> **WHAT YOU ARE ASKED TO DO**
Strip the pictures and reproduce the rest of the listing exactly.

> **SUPPLIED INFORMATION**
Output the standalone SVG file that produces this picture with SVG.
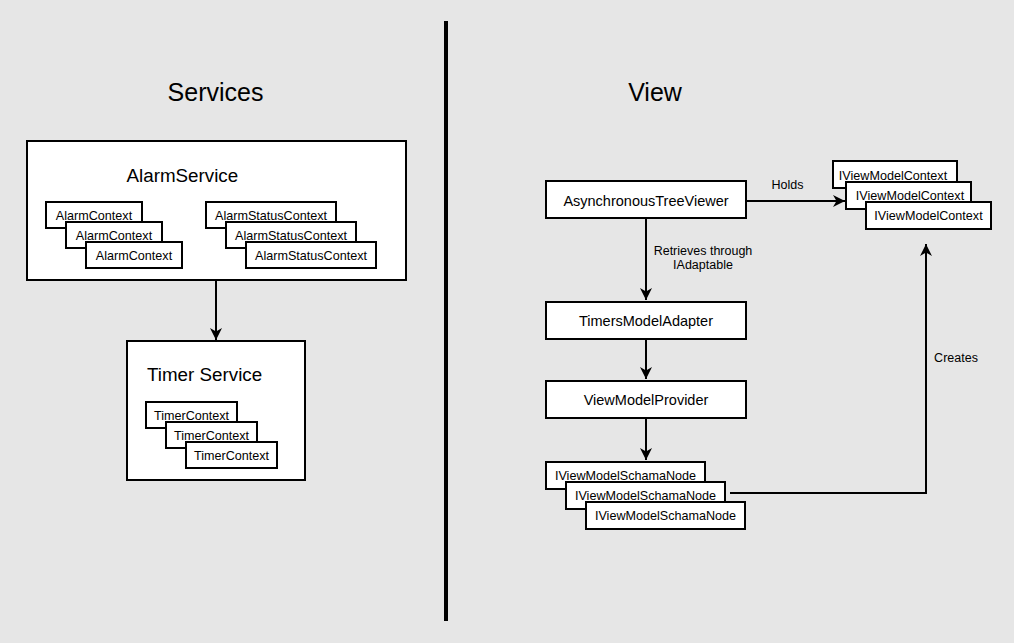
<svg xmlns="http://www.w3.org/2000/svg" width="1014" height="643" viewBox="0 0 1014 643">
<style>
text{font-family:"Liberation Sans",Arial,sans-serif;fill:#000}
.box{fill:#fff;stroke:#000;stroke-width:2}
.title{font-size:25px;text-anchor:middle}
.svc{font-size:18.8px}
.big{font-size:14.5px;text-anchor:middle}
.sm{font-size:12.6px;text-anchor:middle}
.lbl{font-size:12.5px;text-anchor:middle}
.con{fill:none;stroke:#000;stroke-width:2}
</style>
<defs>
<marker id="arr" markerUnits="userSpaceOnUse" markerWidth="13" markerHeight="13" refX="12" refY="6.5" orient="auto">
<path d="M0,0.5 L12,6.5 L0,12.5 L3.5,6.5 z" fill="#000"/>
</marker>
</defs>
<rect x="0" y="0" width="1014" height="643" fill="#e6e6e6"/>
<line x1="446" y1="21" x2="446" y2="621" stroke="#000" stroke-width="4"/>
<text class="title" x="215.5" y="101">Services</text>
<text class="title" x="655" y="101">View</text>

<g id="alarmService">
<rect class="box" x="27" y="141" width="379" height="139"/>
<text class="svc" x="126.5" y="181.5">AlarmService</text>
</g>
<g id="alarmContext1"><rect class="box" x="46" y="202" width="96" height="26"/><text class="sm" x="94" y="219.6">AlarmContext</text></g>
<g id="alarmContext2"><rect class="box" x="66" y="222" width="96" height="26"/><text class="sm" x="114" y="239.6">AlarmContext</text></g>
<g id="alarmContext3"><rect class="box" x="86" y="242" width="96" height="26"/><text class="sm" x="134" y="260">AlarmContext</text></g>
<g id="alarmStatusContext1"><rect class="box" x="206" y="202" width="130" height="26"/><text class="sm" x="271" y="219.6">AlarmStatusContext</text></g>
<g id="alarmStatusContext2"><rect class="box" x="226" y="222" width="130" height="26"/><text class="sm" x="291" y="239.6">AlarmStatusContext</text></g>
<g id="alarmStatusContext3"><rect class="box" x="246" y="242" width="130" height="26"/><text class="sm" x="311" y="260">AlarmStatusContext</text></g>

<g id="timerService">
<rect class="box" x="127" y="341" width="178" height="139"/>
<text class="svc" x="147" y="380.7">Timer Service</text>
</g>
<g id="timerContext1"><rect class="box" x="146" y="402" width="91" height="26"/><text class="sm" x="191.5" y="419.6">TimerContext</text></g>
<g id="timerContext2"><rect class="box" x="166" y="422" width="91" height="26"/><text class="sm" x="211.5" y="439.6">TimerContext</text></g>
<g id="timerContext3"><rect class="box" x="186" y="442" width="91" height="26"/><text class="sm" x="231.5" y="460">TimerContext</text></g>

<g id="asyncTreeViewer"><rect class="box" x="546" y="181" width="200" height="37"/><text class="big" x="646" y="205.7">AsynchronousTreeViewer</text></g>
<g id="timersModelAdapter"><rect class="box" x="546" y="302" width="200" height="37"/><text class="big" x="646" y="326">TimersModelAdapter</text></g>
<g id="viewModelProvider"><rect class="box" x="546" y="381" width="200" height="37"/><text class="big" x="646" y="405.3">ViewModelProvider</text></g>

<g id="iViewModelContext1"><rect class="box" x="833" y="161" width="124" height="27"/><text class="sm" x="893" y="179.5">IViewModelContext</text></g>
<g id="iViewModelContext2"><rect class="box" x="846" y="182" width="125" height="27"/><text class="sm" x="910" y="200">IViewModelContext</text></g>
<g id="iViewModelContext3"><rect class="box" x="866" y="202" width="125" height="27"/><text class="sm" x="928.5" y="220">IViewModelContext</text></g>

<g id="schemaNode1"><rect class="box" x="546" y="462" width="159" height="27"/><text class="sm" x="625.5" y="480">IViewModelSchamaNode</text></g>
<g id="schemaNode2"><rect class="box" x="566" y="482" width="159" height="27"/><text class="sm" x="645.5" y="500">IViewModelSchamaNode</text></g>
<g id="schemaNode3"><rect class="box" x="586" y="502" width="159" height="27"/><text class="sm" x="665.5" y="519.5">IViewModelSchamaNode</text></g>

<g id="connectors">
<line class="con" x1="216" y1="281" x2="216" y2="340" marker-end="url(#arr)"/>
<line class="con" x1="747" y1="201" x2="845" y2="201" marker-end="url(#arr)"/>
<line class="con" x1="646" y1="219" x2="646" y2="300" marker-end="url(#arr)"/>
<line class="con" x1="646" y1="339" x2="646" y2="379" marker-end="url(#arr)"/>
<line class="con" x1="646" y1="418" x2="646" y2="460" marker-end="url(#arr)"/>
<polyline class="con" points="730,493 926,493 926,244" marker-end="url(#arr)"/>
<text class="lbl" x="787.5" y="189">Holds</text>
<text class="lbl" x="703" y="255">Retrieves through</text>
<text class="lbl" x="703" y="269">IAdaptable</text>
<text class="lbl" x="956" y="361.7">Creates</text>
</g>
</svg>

> **WRITTEN RESPONSE**
Output the standalone SVG file that produces this picture with SVG.
<svg xmlns="http://www.w3.org/2000/svg" width="1014" height="643" viewBox="0 0 1014 643">
<style>
text{font-family:"Liberation Sans",Arial,sans-serif;fill:#000}
.box{fill:#fff;stroke:#000;stroke-width:2}
.title{font-size:25px;text-anchor:middle}
.svc{font-size:18.8px}
.big{font-size:14.5px;text-anchor:middle}
.sm{font-size:12.6px;text-anchor:middle}
.lbl{font-size:12.5px;text-anchor:middle}
.con{fill:none;stroke:#000;stroke-width:2}
</style>
<defs>
<marker id="arr" markerUnits="userSpaceOnUse" markerWidth="13" markerHeight="13" refX="12" refY="6.5" orient="auto">
<path d="M0,0.5 L12,6.5 L0,12.5 L3.5,6.5 z" fill="#000"/>
</marker>
</defs>
<rect x="0" y="0" width="1014" height="643" fill="#e6e6e6"/>
<line x1="446" y1="21" x2="446" y2="621" stroke="#000" stroke-width="4"/>
<text class="title" x="215.5" y="101">Services</text>
<text class="title" x="655" y="101">View</text>

<g id="alarmService">
<rect class="box" x="27" y="141" width="379" height="139"/>
<text class="svc" x="126.5" y="181.5">AlarmService</text>
</g>
<g id="alarmContext1"><rect class="box" x="46" y="202" width="96" height="26"/><text class="sm" x="94" y="219.6">AlarmContext</text></g>
<g id="alarmContext2"><rect class="box" x="66" y="222" width="96" height="26"/><text class="sm" x="114" y="239.6">AlarmContext</text></g>
<g id="alarmContext3"><rect class="box" x="86" y="242" width="96" height="26"/><text class="sm" x="134" y="260">AlarmContext</text></g>
<g id="alarmStatusContext1"><rect class="box" x="206" y="202" width="130" height="26"/><text class="sm" x="271" y="219.6">AlarmStatusContext</text></g>
<g id="alarmStatusContext2"><rect class="box" x="226" y="222" width="130" height="26"/><text class="sm" x="291" y="239.6">AlarmStatusContext</text></g>
<g id="alarmStatusContext3"><rect class="box" x="246" y="242" width="130" height="26"/><text class="sm" x="311" y="260">AlarmStatusContext</text></g>

<g id="timerService">
<rect class="box" x="127" y="341" width="178" height="139"/>
<text class="svc" x="147" y="380.7">Timer Service</text>
</g>
<g id="timerContext1"><rect class="box" x="146" y="402" width="91" height="26"/><text class="sm" x="191.5" y="419.6">TimerContext</text></g>
<g id="timerContext2"><rect class="box" x="166" y="422" width="91" height="26"/><text class="sm" x="211.5" y="439.6">TimerContext</text></g>
<g id="timerContext3"><rect class="box" x="186" y="442" width="91" height="26"/><text class="sm" x="231.5" y="460">TimerContext</text></g>

<g id="asyncTreeViewer"><rect class="box" x="546" y="181" width="200" height="37"/><text class="big" x="646" y="205.7">AsynchronousTreeViewer</text></g>
<g id="timersModelAdapter"><rect class="box" x="546" y="302" width="200" height="37"/><text class="big" x="646" y="326">TimersModelAdapter</text></g>
<g id="viewModelProvider"><rect class="box" x="546" y="381" width="200" height="37"/><text class="big" x="646" y="405.3">ViewModelProvider</text></g>

<g id="iViewModelContext1"><rect class="box" x="833" y="161" width="124" height="27"/><text class="sm" x="893" y="179.5">IViewModelContext</text></g>
<g id="iViewModelContext2"><rect class="box" x="846" y="182" width="125" height="27"/><text class="sm" x="910" y="200">IViewModelContext</text></g>
<g id="iViewModelContext3"><rect class="box" x="866" y="202" width="125" height="27"/><text class="sm" x="928.5" y="220">IViewModelContext</text></g>

<g id="schemaNode1"><rect class="box" x="546" y="462" width="159" height="27"/><text class="sm" x="625.5" y="480">IViewModelSchamaNode</text></g>
<g id="schemaNode2"><rect class="box" x="566" y="482" width="159" height="27"/><text class="sm" x="645.5" y="500">IViewModelSchamaNode</text></g>
<g id="schemaNode3"><rect class="box" x="586" y="502" width="159" height="27"/><text class="sm" x="665.5" y="519.5">IViewModelSchamaNode</text></g>

<g id="connectors">
<line class="con" x1="216" y1="281" x2="216" y2="340" marker-end="url(#arr)"/>
<line class="con" x1="747" y1="201" x2="845" y2="201" marker-end="url(#arr)"/>
<line class="con" x1="646" y1="219" x2="646" y2="300" marker-end="url(#arr)"/>
<line class="con" x1="646" y1="339" x2="646" y2="379" marker-end="url(#arr)"/>
<line class="con" x1="646" y1="418" x2="646" y2="460" marker-end="url(#arr)"/>
<polyline class="con" points="730,493 926,493 926,244" marker-end="url(#arr)"/>
<text class="lbl" x="787.5" y="189">Holds</text>
<text class="lbl" x="703" y="255">Retrieves through</text>
<text class="lbl" x="703" y="269">IAdaptable</text>
<text class="lbl" x="956" y="361.7">Creates</text>
</g>
</svg>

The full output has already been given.